Antes de que podamos elegir qué leer, un algoritmo ya decidió qué mostrar. Lo vemos todos los días: cadenas de audios en WhatsApp que se viralizan sin verificación, videos editados que circulan en TikTok sin contexto, titulares sacados de época que reaparecen como si fueran de hoy. En este ecosistema, la desinformación es un subproducto de sistemas optimizados para captar nuestra atención y polarizar nuestras emociones.
Al mismo tiempo, la escuela enfrenta un desafío silencioso: comprender qué papel juegan los datos en esta nueva ecología digital. Ningún registro es neutro.
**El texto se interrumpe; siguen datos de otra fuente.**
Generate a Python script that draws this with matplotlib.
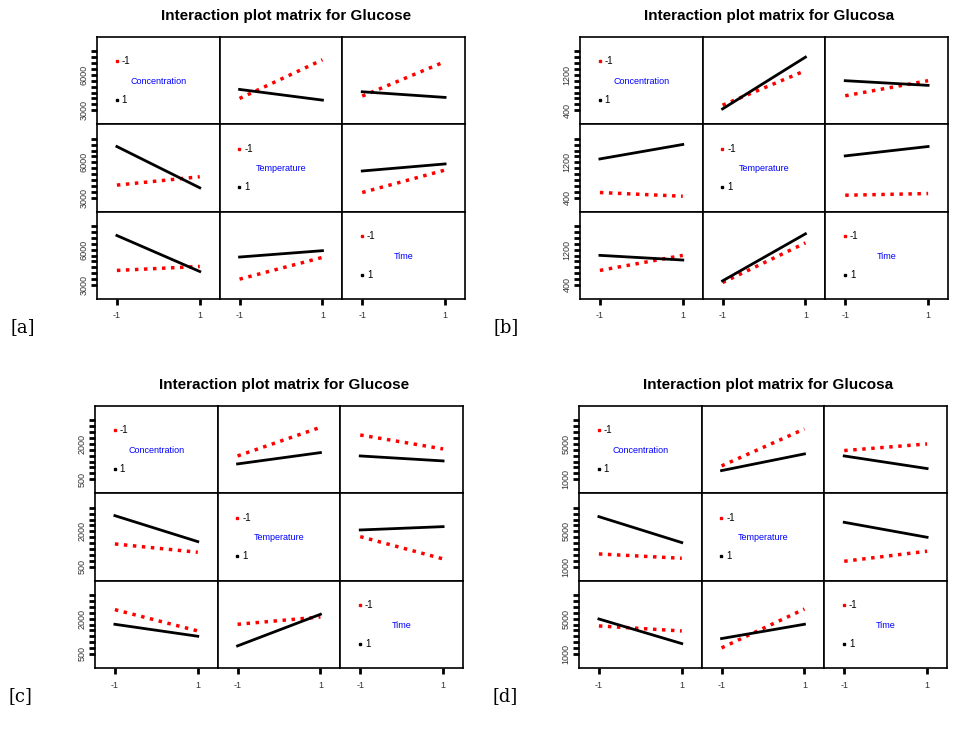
import numpy as np
import matplotlib.pyplot as plt

factors = ['Concentration', 'Temperature', 'Time']
levels = [-1, 1]
titles = ['Interaction plot matrix for Glucose', 'Interaction plot matrix for Glucosa',
          'Interaction plot matrix for Glucose', 'Interaction plot matrix for Glucosa']
tags = ['[a]', '[b]', '[c]', '[d]']
# y labels shown per panel (low, high)
ylabels = [(3000, 6000), (400, 1200), (500, 2000), (1000, 5000)]

# per panel: {(row, col): (red [-1 level], black [1 level])}
panel_a = {(0, 1): ([4000, 7290], [4770, 3860]),
           (0, 2): ([4200, 7140], [4570, 4090]),
           (1, 0): ([4060, 4770], [7340, 3830]),
           (1, 2): ([3430, 5340], [5260, 5860]),
           (2, 0): ([4230, 4570], [7200, 4140]),
           (2, 1): ([3490, 5340], [5370, 5910])}
panel_b = {(0, 1): ([514, 1299], [430, 1604]),
           (0, 2): ([728, 1070], [1070, 964]),
           (1, 0): ([514, 430], [1276, 1604]),
           (1, 2): ([453, 491], [1345, 1558]),
           (2, 0): ([728, 1070], [1070, 964]),
           (2, 1): ([453, 1352], [491, 1558])}
panel_c = {(0, 1): ([1490, 2707], [1151, 1632]),
           (0, 2): ([2382, 1788], [1490, 1278]),
           (1, 0): ([1462, 1108], [2665, 1561]),
           (1, 2): ([1773, 825], [2056, 2198]),
           (2, 0): ([2382, 1476], [1759, 1250]),
           (2, 1): ([1759, 2070], [840, 2184])}
panel_d = {(0, 1): ([2510, 6700], [1980, 3870]),
           (0, 2): ([4250, 5000], [3640, 2210]),
           (1, 0): ([2430, 1940], [6660, 3720]),
           (1, 2): ([1600, 2740], [6020, 4320]),
           (2, 0): ([4170, 3600], [4960, 2170]),
           (2, 1): ([1680, 6090], [2740, 4360])}
panels = [panel_a, panel_b, panel_c, panel_d]

W, H = 968, 732
fig = plt.figure(figsize=(W / 100, H / 100), dpi=100)
plt.rcParams['font.family'] = ['Liberation Sans', 'DejaVu Sans']

# grid origin (left, top) in pixels for each panel
origins = [(97, 37), (580, 37), (95, 406), (579, 406)]
gw, gh = 368, 262
cw, ch = gw / 3, gh / 3

for p in range(4):
    x0, y0 = origins[p]
    lo, hi = ylabels[p]
    unit = (hi - lo) / 105.0
    ylim = (lo - 42 * unit, lo + 218 * unit)
    ticks = lo + np.arange(11) * (hi - lo) / 6.0
    fig.text((x0 + gw / 2 + 5) / W, 1 - (y0 - 21) / H, titles[p], ha='center',
             va='center', fontsize=11, fontweight='bold')
    fig.text((x0 - 87) / W, 1 - (y0 + 290) / H, tags[p], ha='left', va='center',
             fontsize=13, family='DejaVu Serif')
    for r in range(3):
        for c in range(3):
            ax = fig.add_axes([(x0 + c * cw) / W, 1 - (y0 + (r + 1) * ch) / H, cw / W, ch / H])
            ax.set_xlim(-1.48, 1.48)
            ax.set_ylim(*ylim)
            for s in ax.spines.values():
                s.set_linewidth(1.2)
            if r == c:
                ax.plot([0.16], [0.72], 's', color='red', ms=2, transform=ax.transAxes)
                ax.plot([0.16], [0.28], 's', color='black', ms=2, transform=ax.transAxes)
                ax.text(0.2, 0.72, '-1', transform=ax.transAxes, fontsize=7, va='center')
                ax.text(0.2, 0.28, '1', transform=ax.transAxes, fontsize=7, va='center')
                ax.text(0.5, 0.49, factors[r], transform=ax.transAxes, fontsize=6.5,
                        color='blue', ha='center', va='center')
            else:
                red, black = panels[p][(r, c)]
                ax.plot(levels, red, color='red', lw=2.5, ls=(0, (1, 1.6)))
                ax.plot(levels, black, color='black', lw=2)
            if c == 0:
                ax.set_yticks(ticks)
                ax.set_yticklabels([f'{t:.0f}' if np.isclose(t, lo) or np.isclose(t, hi) else ''
                                    for t in ticks], rotation=90, va='center', fontsize=6.5,
                                   color='#333333')
                ax.tick_params(axis='y', length=4, width=2, pad=2)
            else:
                ax.set_yticks([])
            if r == 2:
                ax.set_xticks(levels)
                ax.set_xticklabels(['-1', '1'], fontsize=6.5, color='#333333')
                ax.tick_params(axis='x', length=4, width=2, pad=5)
            else:
                ax.set_xticks([])

fig.savefig('out.png', dpi=100)
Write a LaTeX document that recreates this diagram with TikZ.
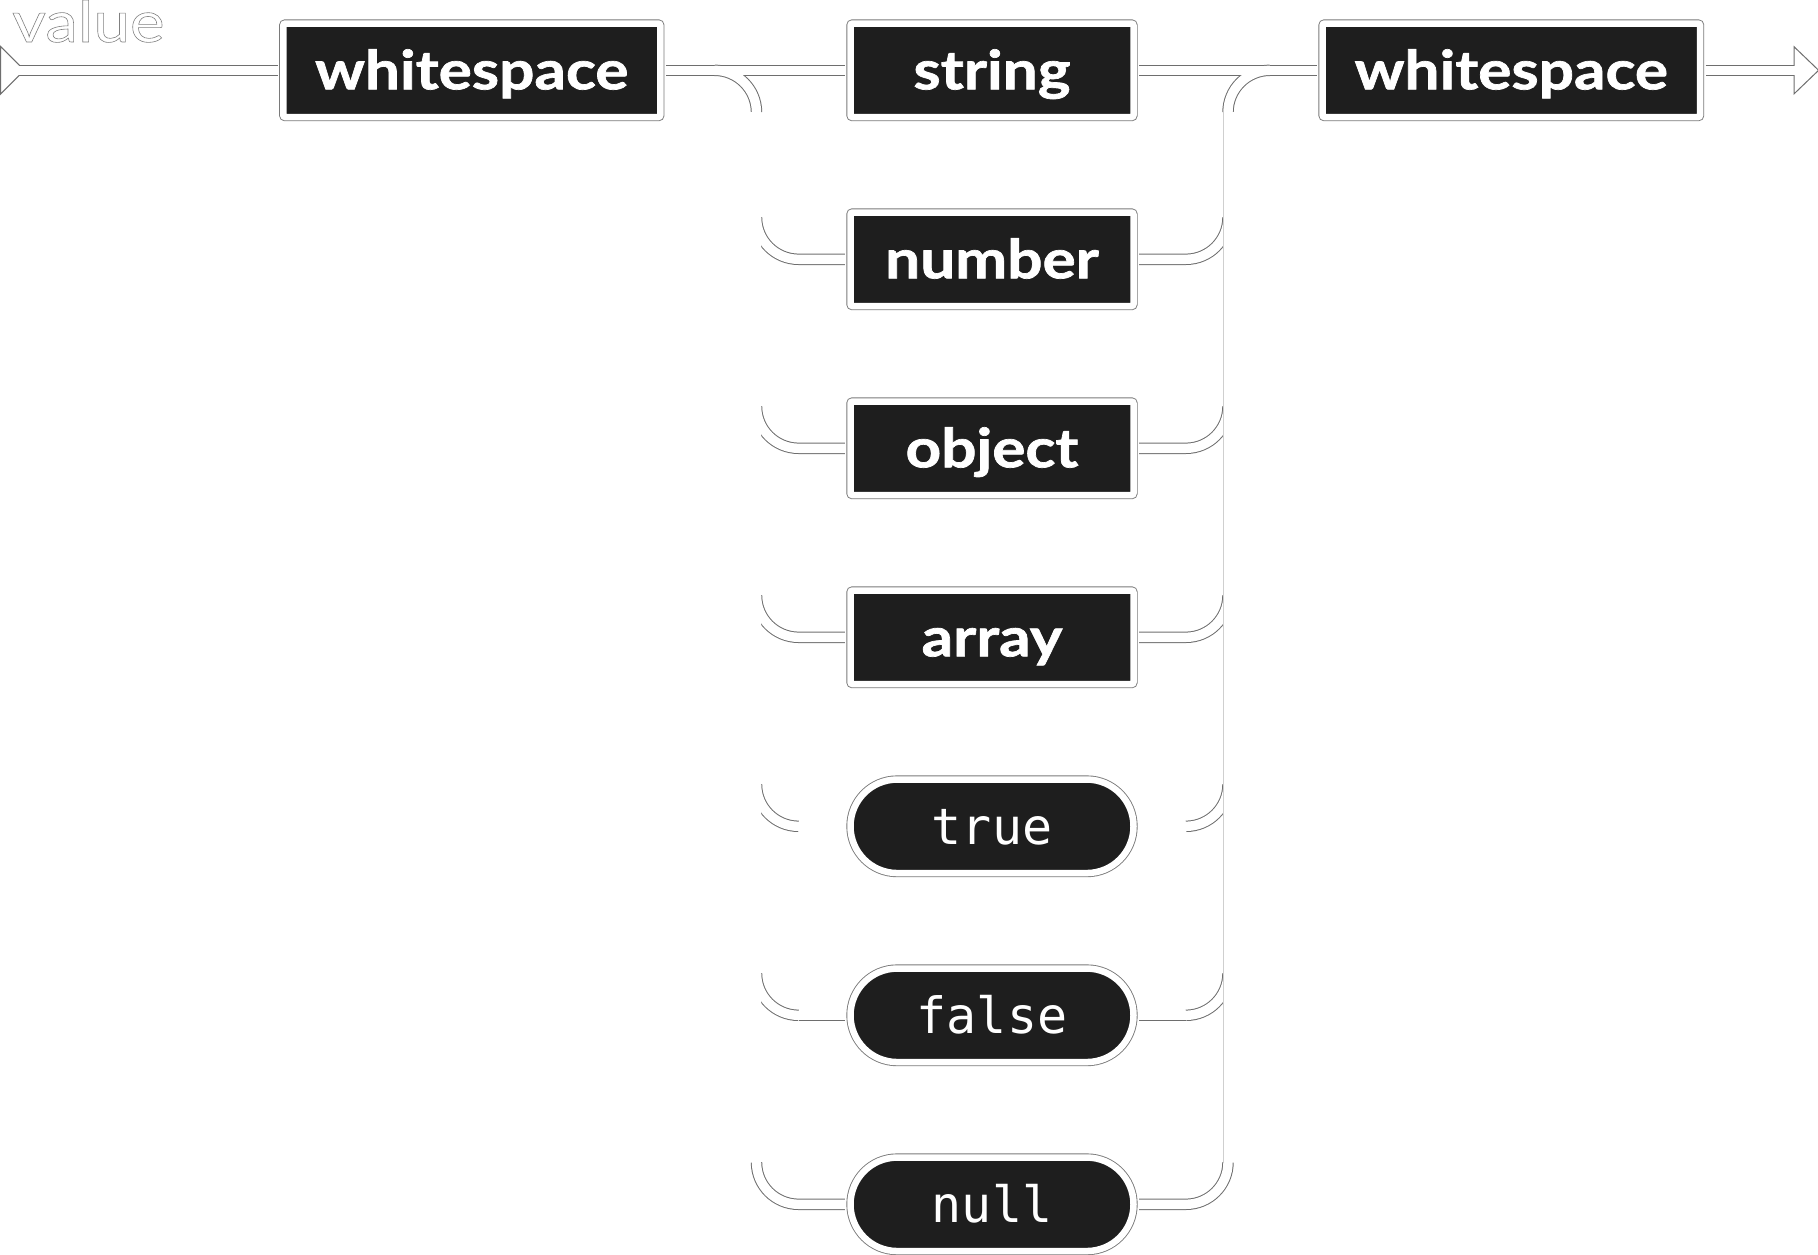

Todo dato implica decisiones, recortes, supuestos. Y sin entender ese trasfondo, la alfabetización tecnológica queda reducida a un uso instrumental.
En mi rol de formador docente veo que cuando quienes aprenden se inician en el análisis de datos y en pequeñas experiencias de programación empiezan a leer la tecnología desde adentro. Ahí aparece una relación distinta con la inteligencia artificial: más crítica, más creativa, más autónoma. Por eso sostengo que estas experiencias deberían formar parte de la educación, no para formar programadores, sino para formar ciudadanos capaces de entender el lenguaje de su tiempo.
En un entorno donde modelos de IA pueden producir textos, audios e imágenes en cuestión de segundos, la frontera entre lo verdadero y lo falso deja de apoyarse en la intuición y se desplaza hacia capacidades más complejas: rastrear fuentes, entender cómo se entrenan los modelos, identificar patrones de manipulación, reconocer cuándo una pieza de contenido está hecha para movilizar nuestras emociones más que para informarnos.
Desde Uruguay, la investigadora Denise Vaillant sintetiza una preocupación extendida en la región: “El futuro de la docencia está en la tecnología, pero con un propósito pedagógico claro”. El punto es evitar que los algoritmos se transformen en una caja negra incuestionable dentro de la escuela.
Por su parte, Cristóbal Cobo, experto en educación y tecnología, advierte algo similar al analizar el impacto de la IA en la educación superior: “Quien mejor usa la IA no es el más digital, sino el que ha leído más, el que ha debatido más, el que ha sido expuesto a realidades más diversas”. La frase desmonta uno de los mitos más peligrosos de esta época: que basta con ser “nativo digital” (término cuestionable) para estar preparado.
Lo que vuelve realmente potente a una herramienta de IA es la densidad cultural, ética y crítica de quien la utiliza. Y cuando esa persona cuenta además con una comprensión técnica mínima de su funcionamiento, el potencial se amplifica de manera significativa.
Entonces, ¿qué debería significar “estar alfabetizado en IA”?
En un país atravesado por desigualdades profundas de conectividad, equipamiento y capital cultural, una política de alfabetización en IA que se limite sólo a la destreza técnica corre el riesgo de ampliar aún más la brecha entre quienes sólo consumen tecnología y quienes la comprenden y la discuten.
Estar alfabetizada o alfabetizado en IA debería implicar, como mínimo:
Saber leer plataformas: reconocer que no son neutras, identificar sus reglas de juego, comprender qué modelo económico las sostiene y cómo condicionan la experiencia escolar.
Comprender el ciclo de los datos: qué se registra, quién lo procesa, con qué garantías de privacidad, qué derechos tenemos sobre esos datos y cómo exigirlos.
Ejercer un pensamiento crítico robusto frente a la información y la desinformación: con articulación de las competencias científicas y tecnológicas que señalan autoras como Melina Furman —la capacidad de buscar evidencias, cuestionarlas, revisar cómo sabemos lo que creemos saber— con una lectura política del ecosistema mediático.
Entender la lógica básica de los algoritmos contemporáneos: qué es el aprendizaje automático, por qué los modelos pueden ser opacos, cómo operan los sesgos y qué significa exigir explicabilidad cuando una decisión automatizada nos afecta.
Aprender a diseñar instrucciones e interacciones con agentes de IA generativa: formular pedidos claros, aportar el contexto necesario y orientar la atención del modelo sin perder el control de la conversación. Esto incluye evitar que la IA direccione nuestro pensamiento cuando no lo buscamos y usar la interacción como herramienta de análisis sin sustituir el juicio propio.
Sin embargo, la conversación sobre IA en educación todavía se mueve entre dos polos opuestos: por un lado, el entusiasmo casi acrítico por “la escuela del futuro”, y por otro, la añoranza por un aula sin pantallas. Ninguna de estas posiciones alcanza a comprender la complejidad del momento actual. La IA ya convive con las prácticas docentes y, como recuerda Paulo Freire, el problema nunca fue la herramienta en sí misma —y en este caso hablamos de una metatecnología— sino el sentido pedagógico que la orienta y las habilidades requeridas, de quienes la utilizan.